The Addams Family On Broadway: Love Conquers Gore -by Iman Lababedi

Channel surfing on Halloween, I stumbled upon the old black and white TV show the Addams Family starring John Astin and Carolyn Jones. The episode in question is about Lurch falling in love and the minute or so scene where Lurch shows the adults his smile is funnier than the entire two and a half  hours of the Addams Family on Broadway combined. Seriously.
The Addams Family isn’t TERRIBLE, it isn’t “Lestat” or the theatrical take on “High Society” (I still have nightmares about that one) but it is misjudged and mediocre, it looks cheap, like a haunted house ride, and the set design is drag.
Worst  still, the story is a bad idea. The book is  by Rick Elice of “Jersey Boys” who will get lots more work but is really not all that. A lousy concept in which they age the Addams daughter Wednesday five years and have her fall in love with a straight. You can tell from the start where it is going and it really slows down from time to time to get there.

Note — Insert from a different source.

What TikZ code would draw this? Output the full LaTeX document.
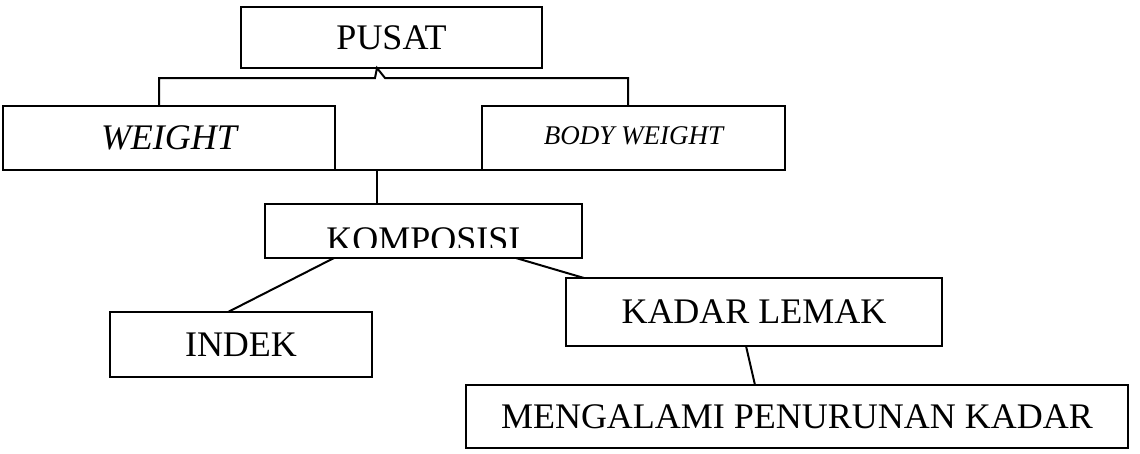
\documentclass[tikz,border=0pt]{standalone}
\usepackage{fontspec}
\setmainfont{Liberation Serif}
\usetikzlibrary{calc}
\tikzset{box/.style={draw,line width=2.3pt,inner sep=0pt,outer sep=0pt,font=\fontsize{36}{40}\selectfont},link/.style={line width=2pt}}

\begin{document}
\begin{tikzpicture}[x=1pt,y=-1pt]
      \useasboundingbox (0,0) rectangle (1140,453);
      \node[box,minimum width=301,minimum height=61](pusat) at (391.5,37.5){PUSAT};
      \node[box,minimum width=332,minimum height=64](weight) at (169,138){\itshape WEIGHT};
      \node[box,minimum width=303,minimum height=64,font=\fontsize{27}{30}\selectfont\itshape](body) at (633.5,138){\raisebox{4pt}{BODY WEIGHT}};
      \node[box,minimum width=317,minimum height=54,path picture={
        \clip ([yshift=11pt]path picture bounding box.south west) rectangle (path picture bounding box.north east);
        \node[font=\fontsize{36}{40}\selectfont,anchor=base] at ([yshift=7pt]path picture bounding box.south){KOMPOSISI};}](komposisi) at (423.5,231){};
      \node[box,minimum width=262,minimum height=65](indek) at (241,344.5){INDEK};
      \node[box,minimum width=376,minimum height=68](lemak) at (754,312){KADAR LEMAK};
      \node[box,minimum width=662,minimum height=63](turun) at (797,416.5){MENGALAMI PENURUNAN KADAR};
      % bracket under PUSAT
      \coordinate (bl) at (159,78);\coordinate (br) at (628,78);
      \coordinate (stem) at (377,170);
      \draw[link](bl |- weight.north)--(bl)--([xshift=-16.5pt,yshift=-10pt]pusat.south)--([xshift=-14.5pt]pusat.south)--([xshift=-6.5pt,yshift=-10pt]pusat.south)--(br)--(br |- body.north);
      \draw[link](bl |- weight.south)--(br |- body.south);
      \draw[link](stem)--(stem |- komposisi.north);
      \draw[link]([xshift=-89.5pt]komposisi.south)--([xshift=-13pt]indek.north);
      \draw[link]([xshift=92.5pt]komposisi.south)--([xshift=-170pt]lemak.north);
      \draw[link]([xshift=-8pt]lemak.south)--([xshift=-42pt]turun.north);
    \end{tikzpicture}
\end{document}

Around that basic story, Morticia is worried about growing old (I thought she was a vampire), , the prospective in-laws are visiting  from squaresville, Uncle Fester has fallen in love with the Moon (don’t ask), oh and, both creepier and kookier than you will ever be Wednesday’s masochistic little  brother Pugsley pines for her sister to torture him again. I’m not kidding,. Really. That might be the single perviest concept a family musical has ever come up with.
King of Broadway Nathan Lane has come a long way since “Guys And Dolls” and it has been all down hill. The last two shows I’ve seen Nathan in, a David Mamet play and a diabolical The Odd Couple have been bad enough and perhaps it is time the stageworld leaving Nathan to bear the weight of the Addams family as Gomez.  He isn’t awful but he isn’t good either. The problem is we have seen this mugging and overacting way too often. Bebe Neuwirth is so under used, she is like a bench player in baseball, coming around for an inning once every coupla games. Wednesday is much more important to the show, indeed it is practically the Gomez and Wednesday show. “Happy/Sad” -a father daughter moment, is a high light true but Krysta Rodriguez, while a talented enough girl, can’t shine Bebe’s shoes so why am I stuck looking at summerstock when I could watch the woman who gave us half of Chicago.
The music is nothing much either. Andrew Lippa hasn’t written one memorable song for the production. By the way, there isn’t one memorable song in “Wicked” either. I guess the new Broadway considers hits a secondary factor to spectacle.
Oh, and there is no spectacle.The stage designer is a doggo el doggo that doesn’t do anything at all: neither scary, nor funny, it is simply bland. You’d think they’d discount their prices when they are spending are so little.
What else? The jokes are occasionally, usually chuckly, the pacing is off, the set piece at the end of the interminable first act should be taken out and shot and god knows what they are gonna do when Nathan’s contract is up.
Finally, they don’t sing the TV theme of the show and for good reason, it woulds blown this trifle right off the stage.